::: Supplied records

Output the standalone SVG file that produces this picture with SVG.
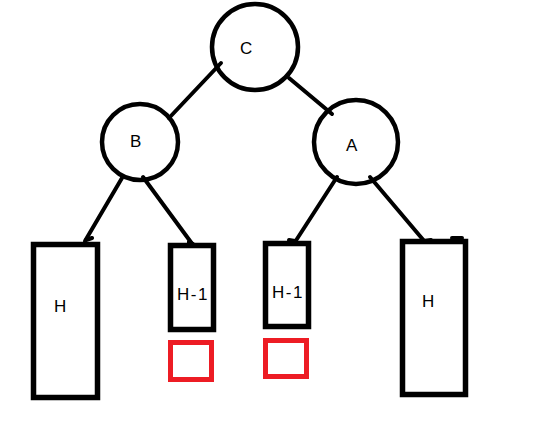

::::::
::: Supplied records

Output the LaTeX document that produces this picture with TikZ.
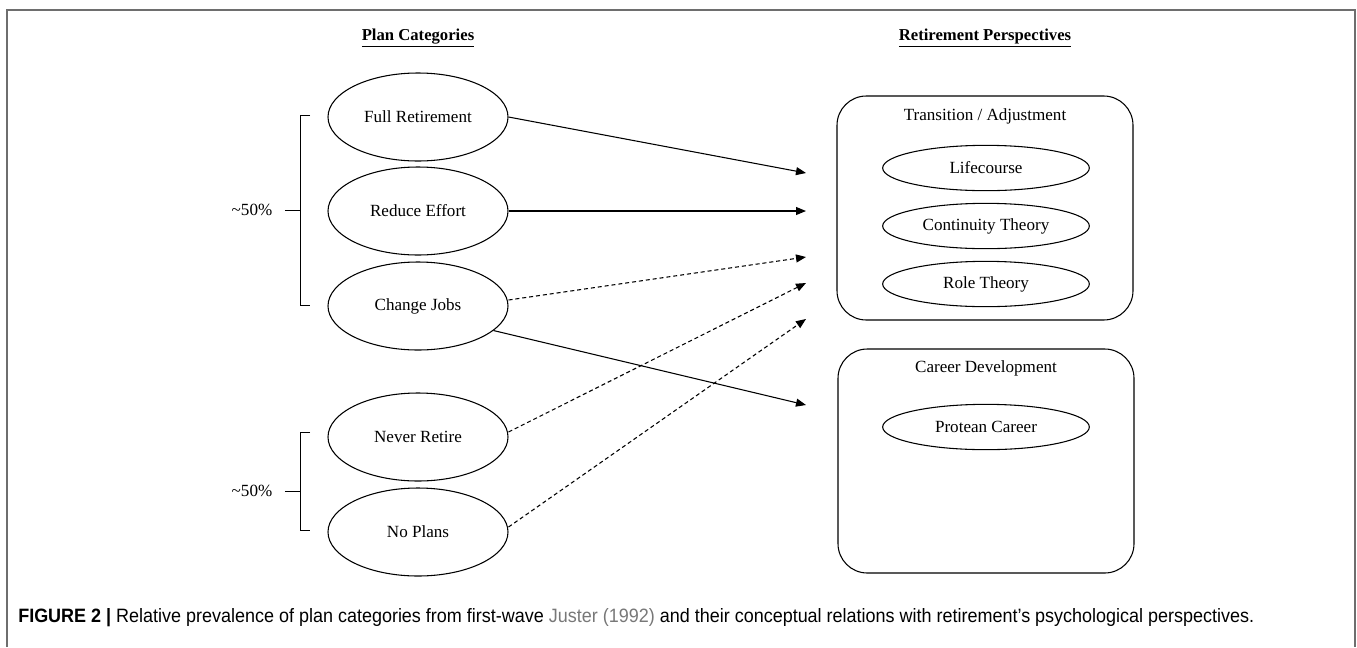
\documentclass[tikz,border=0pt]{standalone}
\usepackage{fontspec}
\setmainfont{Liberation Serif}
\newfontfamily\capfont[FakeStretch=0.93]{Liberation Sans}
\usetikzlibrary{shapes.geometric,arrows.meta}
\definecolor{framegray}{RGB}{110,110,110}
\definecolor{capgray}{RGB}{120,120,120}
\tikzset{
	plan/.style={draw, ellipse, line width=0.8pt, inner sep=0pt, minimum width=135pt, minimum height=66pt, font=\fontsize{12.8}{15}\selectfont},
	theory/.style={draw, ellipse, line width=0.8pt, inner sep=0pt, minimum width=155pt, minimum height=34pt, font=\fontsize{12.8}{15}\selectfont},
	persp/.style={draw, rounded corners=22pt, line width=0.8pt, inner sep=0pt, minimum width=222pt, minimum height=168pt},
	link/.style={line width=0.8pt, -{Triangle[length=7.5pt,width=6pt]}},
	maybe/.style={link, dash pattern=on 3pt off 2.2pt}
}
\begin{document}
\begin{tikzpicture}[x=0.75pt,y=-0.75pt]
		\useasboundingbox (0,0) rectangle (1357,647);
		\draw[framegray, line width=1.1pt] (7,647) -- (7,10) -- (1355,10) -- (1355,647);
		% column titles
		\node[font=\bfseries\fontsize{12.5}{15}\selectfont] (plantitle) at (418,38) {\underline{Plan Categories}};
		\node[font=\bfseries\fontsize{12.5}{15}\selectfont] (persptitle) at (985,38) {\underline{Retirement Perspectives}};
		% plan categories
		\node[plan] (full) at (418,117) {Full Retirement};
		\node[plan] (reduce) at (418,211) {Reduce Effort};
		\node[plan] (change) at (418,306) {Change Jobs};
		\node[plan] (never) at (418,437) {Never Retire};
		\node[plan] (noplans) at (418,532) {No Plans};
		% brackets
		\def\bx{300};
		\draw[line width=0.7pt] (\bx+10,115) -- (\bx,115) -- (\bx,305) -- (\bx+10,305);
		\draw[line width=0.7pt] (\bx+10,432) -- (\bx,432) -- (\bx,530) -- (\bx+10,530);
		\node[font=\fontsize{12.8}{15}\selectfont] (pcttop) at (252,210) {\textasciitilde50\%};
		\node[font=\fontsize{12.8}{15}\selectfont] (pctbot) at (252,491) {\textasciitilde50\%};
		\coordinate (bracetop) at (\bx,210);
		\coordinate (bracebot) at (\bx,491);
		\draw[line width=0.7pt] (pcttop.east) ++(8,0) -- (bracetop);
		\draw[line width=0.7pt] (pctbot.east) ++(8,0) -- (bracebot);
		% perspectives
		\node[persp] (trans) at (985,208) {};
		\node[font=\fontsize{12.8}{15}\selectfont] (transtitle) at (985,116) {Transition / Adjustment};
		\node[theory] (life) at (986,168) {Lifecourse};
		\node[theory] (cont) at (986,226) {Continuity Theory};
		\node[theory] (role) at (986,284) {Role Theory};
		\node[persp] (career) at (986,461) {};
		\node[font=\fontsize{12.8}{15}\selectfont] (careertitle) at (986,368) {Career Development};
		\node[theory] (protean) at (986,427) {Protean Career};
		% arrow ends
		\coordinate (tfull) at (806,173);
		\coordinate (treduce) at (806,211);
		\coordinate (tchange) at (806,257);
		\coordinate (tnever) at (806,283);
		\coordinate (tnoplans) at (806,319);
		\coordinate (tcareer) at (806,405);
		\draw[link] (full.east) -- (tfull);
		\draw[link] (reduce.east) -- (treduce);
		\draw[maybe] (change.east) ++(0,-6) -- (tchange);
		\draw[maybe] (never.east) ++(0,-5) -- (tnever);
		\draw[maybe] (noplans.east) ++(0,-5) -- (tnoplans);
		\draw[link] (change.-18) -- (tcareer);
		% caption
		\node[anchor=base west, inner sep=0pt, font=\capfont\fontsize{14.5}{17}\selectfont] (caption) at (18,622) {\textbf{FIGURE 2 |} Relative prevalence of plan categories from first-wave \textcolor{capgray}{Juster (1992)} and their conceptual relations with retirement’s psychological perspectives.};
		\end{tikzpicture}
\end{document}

::::::
::: Supplied records

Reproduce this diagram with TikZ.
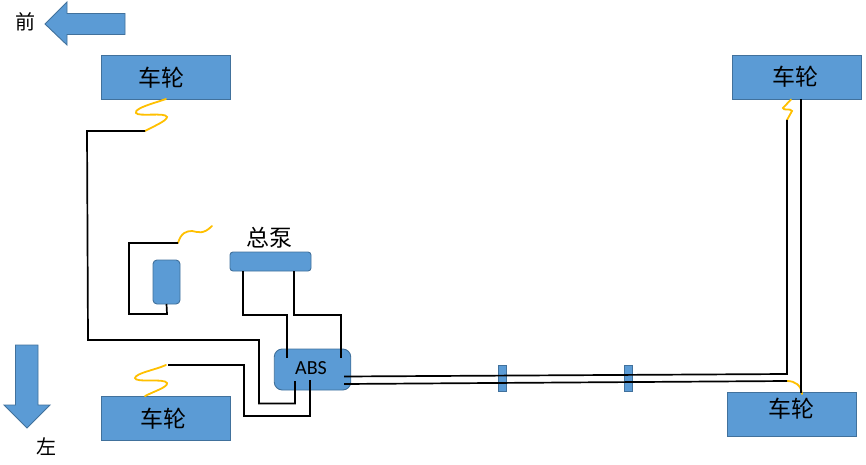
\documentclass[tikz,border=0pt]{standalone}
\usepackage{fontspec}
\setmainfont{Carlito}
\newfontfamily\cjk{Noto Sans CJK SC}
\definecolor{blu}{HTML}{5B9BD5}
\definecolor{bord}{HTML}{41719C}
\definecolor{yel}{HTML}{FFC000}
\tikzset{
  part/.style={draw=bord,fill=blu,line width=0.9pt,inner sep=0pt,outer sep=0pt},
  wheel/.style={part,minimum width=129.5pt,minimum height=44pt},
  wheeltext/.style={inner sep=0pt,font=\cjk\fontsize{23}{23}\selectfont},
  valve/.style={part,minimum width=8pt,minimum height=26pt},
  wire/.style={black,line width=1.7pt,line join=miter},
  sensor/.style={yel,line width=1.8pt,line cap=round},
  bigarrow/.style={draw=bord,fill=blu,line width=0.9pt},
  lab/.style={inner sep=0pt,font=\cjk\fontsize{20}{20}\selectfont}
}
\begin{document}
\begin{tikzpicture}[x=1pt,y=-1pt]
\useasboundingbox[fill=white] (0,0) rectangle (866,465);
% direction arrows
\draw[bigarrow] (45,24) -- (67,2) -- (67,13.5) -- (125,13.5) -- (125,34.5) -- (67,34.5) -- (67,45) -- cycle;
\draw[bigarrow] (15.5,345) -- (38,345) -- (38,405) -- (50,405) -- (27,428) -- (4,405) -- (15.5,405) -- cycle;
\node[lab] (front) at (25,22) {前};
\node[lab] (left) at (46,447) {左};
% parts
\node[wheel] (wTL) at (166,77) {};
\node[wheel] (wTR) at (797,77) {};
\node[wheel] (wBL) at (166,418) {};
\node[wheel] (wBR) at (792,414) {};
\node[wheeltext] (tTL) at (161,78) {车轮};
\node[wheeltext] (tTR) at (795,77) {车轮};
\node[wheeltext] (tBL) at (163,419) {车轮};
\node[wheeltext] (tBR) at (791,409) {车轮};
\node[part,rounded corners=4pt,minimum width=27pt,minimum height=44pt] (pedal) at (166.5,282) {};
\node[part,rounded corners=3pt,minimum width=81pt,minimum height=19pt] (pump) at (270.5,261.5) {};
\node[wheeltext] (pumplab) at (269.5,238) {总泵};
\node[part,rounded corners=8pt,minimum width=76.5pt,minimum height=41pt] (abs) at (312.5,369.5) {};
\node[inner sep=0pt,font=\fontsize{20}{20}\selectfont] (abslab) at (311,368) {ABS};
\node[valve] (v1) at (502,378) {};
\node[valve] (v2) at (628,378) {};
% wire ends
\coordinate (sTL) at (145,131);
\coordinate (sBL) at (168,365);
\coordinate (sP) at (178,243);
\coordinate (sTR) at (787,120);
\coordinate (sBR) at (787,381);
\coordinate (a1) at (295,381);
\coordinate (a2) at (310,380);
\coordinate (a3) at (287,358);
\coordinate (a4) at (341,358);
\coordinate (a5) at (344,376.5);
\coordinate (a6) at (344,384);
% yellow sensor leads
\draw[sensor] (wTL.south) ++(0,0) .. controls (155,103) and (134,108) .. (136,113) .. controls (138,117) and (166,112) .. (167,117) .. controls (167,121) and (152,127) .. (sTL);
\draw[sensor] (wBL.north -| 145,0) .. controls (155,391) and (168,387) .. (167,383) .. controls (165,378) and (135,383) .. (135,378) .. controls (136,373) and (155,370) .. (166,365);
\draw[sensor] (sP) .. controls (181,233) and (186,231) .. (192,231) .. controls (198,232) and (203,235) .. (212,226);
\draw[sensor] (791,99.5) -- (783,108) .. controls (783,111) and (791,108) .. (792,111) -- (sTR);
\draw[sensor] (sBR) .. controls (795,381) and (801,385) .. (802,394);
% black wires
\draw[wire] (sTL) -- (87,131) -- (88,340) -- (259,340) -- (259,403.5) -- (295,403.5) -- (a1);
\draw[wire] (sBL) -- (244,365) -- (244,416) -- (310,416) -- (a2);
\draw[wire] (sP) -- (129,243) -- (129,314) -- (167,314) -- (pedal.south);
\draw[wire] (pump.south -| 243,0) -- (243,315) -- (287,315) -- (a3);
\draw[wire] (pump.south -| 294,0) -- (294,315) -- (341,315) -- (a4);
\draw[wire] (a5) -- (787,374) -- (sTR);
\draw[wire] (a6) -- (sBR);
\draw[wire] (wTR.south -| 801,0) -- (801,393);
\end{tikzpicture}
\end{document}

::::::

§ The exercise:
Within the listing above, copy each line that has the string "Output".

§ Solution for this problem:
Output the standalone SVG file that produces this picture with SVG.
Output the LaTeX document that produces this picture with TikZ.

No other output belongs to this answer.